**Information supplied**
○ ○ ○ ○ ○ ○ ○
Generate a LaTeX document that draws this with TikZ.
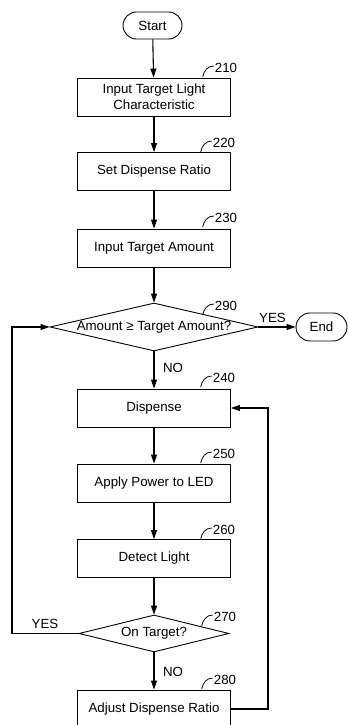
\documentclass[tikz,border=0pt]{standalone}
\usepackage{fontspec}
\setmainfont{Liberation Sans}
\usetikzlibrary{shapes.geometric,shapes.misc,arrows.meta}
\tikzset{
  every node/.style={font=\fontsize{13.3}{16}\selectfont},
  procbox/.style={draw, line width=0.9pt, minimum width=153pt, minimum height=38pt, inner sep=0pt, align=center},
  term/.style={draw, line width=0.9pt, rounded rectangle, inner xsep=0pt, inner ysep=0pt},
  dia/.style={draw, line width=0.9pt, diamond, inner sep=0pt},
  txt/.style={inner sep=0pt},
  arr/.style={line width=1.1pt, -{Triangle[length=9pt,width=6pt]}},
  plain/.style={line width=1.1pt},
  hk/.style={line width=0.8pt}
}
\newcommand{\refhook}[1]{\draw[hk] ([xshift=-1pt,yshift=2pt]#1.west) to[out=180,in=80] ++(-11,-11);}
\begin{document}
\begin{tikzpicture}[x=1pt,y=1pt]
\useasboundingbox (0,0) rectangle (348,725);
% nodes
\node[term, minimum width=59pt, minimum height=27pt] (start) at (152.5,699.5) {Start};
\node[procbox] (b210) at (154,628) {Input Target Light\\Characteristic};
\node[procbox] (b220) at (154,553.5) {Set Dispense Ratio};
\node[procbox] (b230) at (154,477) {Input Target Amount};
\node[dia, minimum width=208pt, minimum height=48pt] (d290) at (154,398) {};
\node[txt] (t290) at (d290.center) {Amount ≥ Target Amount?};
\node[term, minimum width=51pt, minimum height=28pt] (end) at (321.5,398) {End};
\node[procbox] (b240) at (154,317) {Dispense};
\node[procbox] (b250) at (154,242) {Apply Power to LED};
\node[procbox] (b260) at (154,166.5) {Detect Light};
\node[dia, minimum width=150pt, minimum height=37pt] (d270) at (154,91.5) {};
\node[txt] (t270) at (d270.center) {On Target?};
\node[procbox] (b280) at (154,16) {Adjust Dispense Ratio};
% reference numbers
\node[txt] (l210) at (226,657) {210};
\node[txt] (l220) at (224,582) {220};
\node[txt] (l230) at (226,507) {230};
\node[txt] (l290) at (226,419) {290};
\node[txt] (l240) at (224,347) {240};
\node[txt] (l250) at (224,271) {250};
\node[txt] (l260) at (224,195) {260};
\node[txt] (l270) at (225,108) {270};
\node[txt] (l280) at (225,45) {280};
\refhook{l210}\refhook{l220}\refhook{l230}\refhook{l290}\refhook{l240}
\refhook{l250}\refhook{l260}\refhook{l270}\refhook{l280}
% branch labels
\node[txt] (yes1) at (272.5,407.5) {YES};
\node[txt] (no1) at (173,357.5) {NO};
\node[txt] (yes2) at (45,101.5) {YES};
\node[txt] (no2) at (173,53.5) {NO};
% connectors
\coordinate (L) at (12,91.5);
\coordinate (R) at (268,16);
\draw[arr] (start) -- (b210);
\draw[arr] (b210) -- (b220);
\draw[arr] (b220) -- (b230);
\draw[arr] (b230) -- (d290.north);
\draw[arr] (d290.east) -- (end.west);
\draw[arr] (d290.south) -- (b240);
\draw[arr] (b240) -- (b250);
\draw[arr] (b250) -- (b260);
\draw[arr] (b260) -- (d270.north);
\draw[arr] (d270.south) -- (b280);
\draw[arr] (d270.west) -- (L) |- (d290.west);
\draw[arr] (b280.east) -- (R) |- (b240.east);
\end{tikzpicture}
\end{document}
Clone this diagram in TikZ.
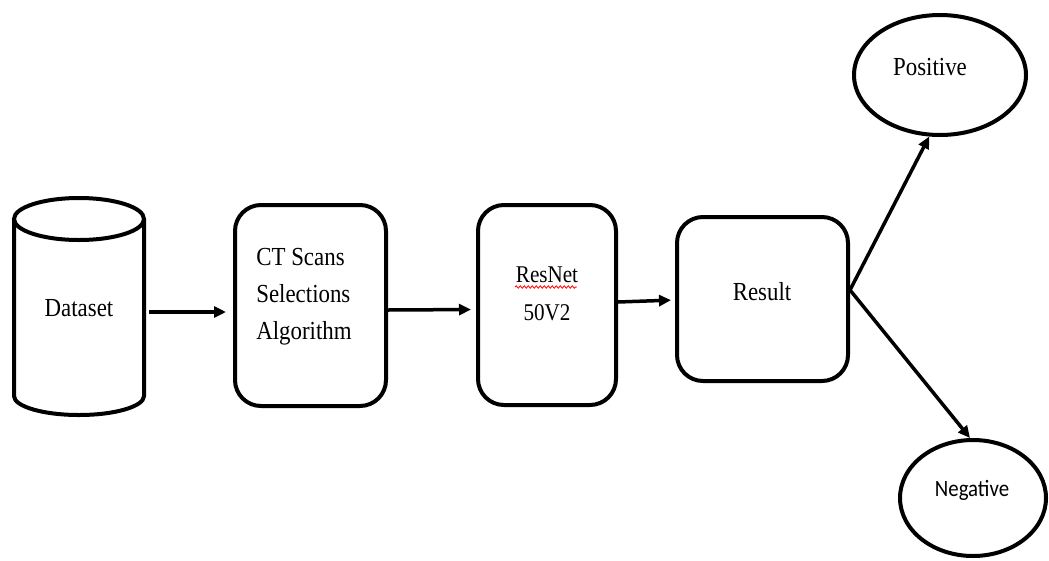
○ ○ ○ ○ ○ ○ ○
**Task to complete**
Scan the listing above. Collect all lines with the word "this".

**Problem solution**
Generate a LaTeX document that draws this with TikZ.
Clone this diagram in TikZ.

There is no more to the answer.